As parceiras estão fortalecendo e dando mais sentido para a ocupação do espaço público. Os temas discutidos dentro dos projetos são: colonização e condição da mulher negra e indígena em Abya Yala; descolonização; ancestralidade, epistemicídio negro e indígena; autobiografia como propulsora em processos de criação em arte, violência de gênero, literatura negra, etc. Fortalecendo os trabalhos individuais e coletivos e um imaginário de reconstrução das memórias de nossos povos negros, indígenas e empobrecidos.
Minibio Camila Andrade
Licenciada em artes cênicas no Instituto de Artes da UNESP (2006) e formada no curso profissionalizante de atores e atrizes do teatro Escola Macunaíma (1999), Camila Andrade é multiartista , produtora e professora de teatro com 23 anos de carreira. Em São Paulo, fundou coletivos de Teatro: Coletivo Quizumba (2008), Coletivo Joanas Incendeiam (2009), Coletivo Sementes (2017) e é integrante do Impulso Coletivo (2007). Fundou ainda a Coletiva Corpo Território (2020) conexão Bolívia–Brasil. Nesses grupos atua como atriz, performer, diretora, produtora, arte-educadora e iluminadora.
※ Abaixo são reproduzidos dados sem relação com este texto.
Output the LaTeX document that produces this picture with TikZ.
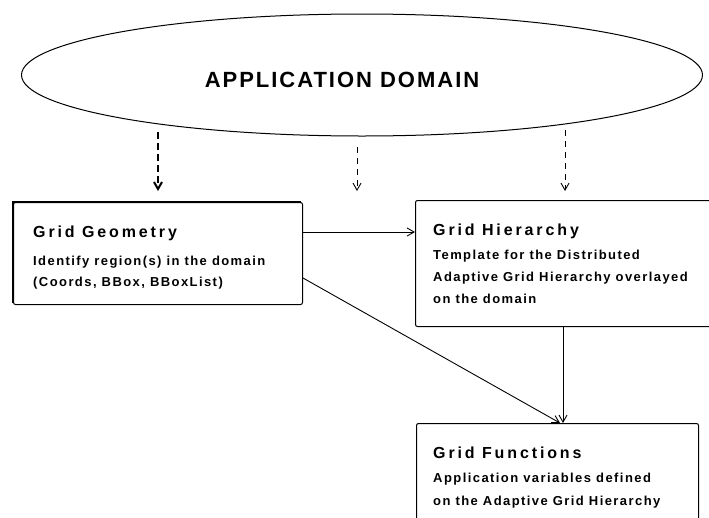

Com seus projetos foi contemplada com editais a nível municipal (VAI I, VAI II, Fomento ao Teatro, Lei Aldir Blanc, Prêmio Zé Renato), estadual (ProACs edital) e nacional (Prêmio Myriam Muniz de Teatro). Fundou a rede internacional Warmi Sankofa Ayni, que reúne mulheres negras e indígenas de vários países e teve projeto contemplado no edital de residência artística do Centro Cultural da Vila Itororó. Atua na formação de atores e atrizes no Teatro Escola Macunaíma desde 2012. Atua como iluminadora de teatro, dança, música e circo desde 2005, tendo sido duas vezes indicada a prêmios. Desde 2017 integra a rede internacional de teatros de grupos Knots.Nudos.Nós, na edição de 2019 foi convidada a dirigir o processo de criação coletiva, que reuniu 50 artistas de várias nacionalidades em Tucuman, Argentina.